The investigation was supervised by W/Ag ASP Bridglal, Inspectors John and Mongroo and, Ag Insp Ramsumair of the HBI, Region One. Charges were laid by WPC Morgan-Job of the HBI, Region One Office.

The murder brought the nation’s murder rate for 2024 to 176.

Assistant commissioner Surendra Sagramsingh, head of the PoS Municipal Police, said it was very unfortunate for a situation like that to happen to any law-enforcement agency.

He added that the Municipal Police did not question the charge, that the presumption of innocence was sacrosanct and Diaz’s fellow officers could only wait for the judgment of the court.

Asked about the organisation’s use-of-force policy, he said it operated under the guideline of the premiere law-enforcement office, the Trinidad and Tobago Police Service.

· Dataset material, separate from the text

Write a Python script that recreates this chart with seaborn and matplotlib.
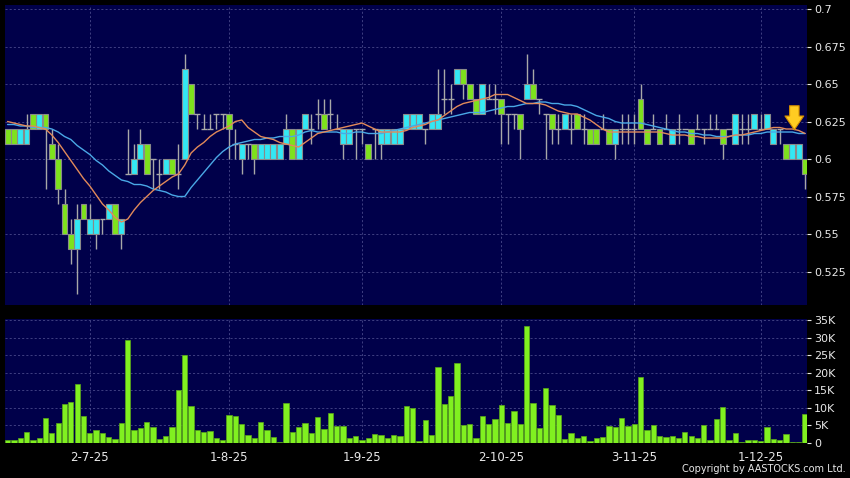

“The use of force is really a continuum. Issues can occur whereby the situation can escalate incrementally as well as it could escalate from zero to 100 within minutes or seconds. At the end of the day, you as the officer have to be cognisant of all situations, and based on how the situation is unfolding, you are required to act responsibly.

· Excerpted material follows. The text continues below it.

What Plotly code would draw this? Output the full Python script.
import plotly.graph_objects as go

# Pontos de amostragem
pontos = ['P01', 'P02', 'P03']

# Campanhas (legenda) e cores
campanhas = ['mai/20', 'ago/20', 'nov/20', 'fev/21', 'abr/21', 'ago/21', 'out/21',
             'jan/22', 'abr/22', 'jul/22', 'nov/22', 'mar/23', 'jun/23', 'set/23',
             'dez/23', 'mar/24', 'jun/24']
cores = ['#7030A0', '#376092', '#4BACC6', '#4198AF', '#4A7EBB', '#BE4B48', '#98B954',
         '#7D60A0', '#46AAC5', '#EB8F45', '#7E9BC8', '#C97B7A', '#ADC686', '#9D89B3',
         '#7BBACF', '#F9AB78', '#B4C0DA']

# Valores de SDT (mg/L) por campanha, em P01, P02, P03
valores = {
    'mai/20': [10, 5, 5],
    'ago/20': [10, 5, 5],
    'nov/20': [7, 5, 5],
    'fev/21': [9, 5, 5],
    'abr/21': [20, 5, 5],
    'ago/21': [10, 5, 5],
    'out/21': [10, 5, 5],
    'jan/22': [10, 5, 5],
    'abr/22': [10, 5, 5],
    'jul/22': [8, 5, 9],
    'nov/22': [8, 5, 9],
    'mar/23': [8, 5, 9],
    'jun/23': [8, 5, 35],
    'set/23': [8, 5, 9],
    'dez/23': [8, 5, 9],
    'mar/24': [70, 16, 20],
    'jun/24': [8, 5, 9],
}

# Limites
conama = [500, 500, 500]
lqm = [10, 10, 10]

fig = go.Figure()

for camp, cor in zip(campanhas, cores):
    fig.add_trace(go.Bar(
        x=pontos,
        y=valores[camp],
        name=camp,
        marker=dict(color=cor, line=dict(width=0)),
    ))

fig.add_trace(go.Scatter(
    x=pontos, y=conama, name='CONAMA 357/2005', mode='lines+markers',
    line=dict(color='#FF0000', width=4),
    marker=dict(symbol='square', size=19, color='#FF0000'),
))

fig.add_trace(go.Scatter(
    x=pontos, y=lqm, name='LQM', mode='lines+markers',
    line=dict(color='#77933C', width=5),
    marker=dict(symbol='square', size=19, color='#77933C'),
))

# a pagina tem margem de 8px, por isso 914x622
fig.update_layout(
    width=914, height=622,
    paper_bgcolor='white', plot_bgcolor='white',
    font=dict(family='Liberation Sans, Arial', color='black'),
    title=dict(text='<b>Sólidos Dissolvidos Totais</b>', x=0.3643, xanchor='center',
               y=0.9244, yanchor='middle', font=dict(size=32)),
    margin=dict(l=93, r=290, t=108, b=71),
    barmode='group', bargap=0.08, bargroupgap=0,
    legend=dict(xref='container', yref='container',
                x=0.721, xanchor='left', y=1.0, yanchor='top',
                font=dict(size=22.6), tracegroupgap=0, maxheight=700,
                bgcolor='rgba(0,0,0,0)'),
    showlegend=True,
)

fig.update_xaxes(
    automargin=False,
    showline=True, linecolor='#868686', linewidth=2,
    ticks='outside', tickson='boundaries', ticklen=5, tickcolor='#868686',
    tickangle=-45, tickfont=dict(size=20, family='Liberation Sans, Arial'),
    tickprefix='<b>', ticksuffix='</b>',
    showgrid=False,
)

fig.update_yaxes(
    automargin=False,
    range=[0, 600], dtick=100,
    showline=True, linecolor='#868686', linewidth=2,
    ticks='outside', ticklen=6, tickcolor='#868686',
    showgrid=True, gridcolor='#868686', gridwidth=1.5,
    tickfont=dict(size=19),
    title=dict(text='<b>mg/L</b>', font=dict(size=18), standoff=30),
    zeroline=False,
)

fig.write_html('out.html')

“In doing so we expect that all police officers be armed with all the accoutrements that will be required to deal with situations. Not all have to be lethal. That’s why they give you batons, pepper spray and things like that to treat with situations so you don’t have to resort to lethal force.”

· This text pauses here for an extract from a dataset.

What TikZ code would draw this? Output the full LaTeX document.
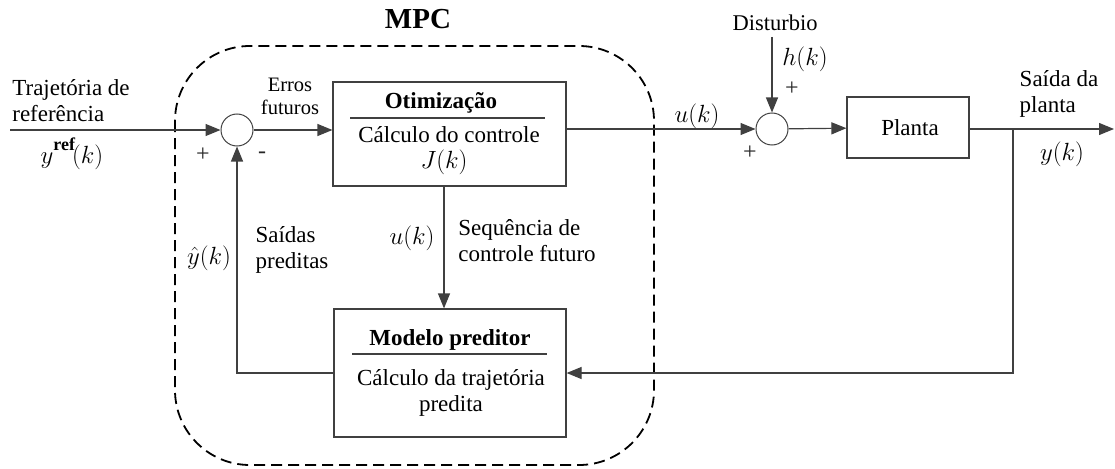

Sagramsingh told Newsday whenever there was an investigation into an officer with a serious charge, like a murder, the law-enforcement department with which the accused was associated supported the investing team in every possible way including providing files, reports or answering questions.

He said, depending on the situation, an officer was only suspended from duty when they were charged. If it was believed the presence of the officer could hinder the investigation they would be suspended with full pay during the course of the investigation.

“If there is an interdiction, what needs to be done is to evaluate the situation and see commitments the person would have had with their salary to see what part of the salary would be removed.

“They can’t give you no salary. The rule of interdiction is they must not take more than half the salary because sometimes there are levels of indebtedness. It’s not a punitive measure you’re taking that the whole family would suffer.”

Sagramsingh said there was no mechanism to financially support the defence of an officer charged with a crime but, like any other citizen, they could engage a public defender or pay for an attorney themselves.

He added that if Diaz’s fellow officers were called to give evidence they would support the process in its entirety.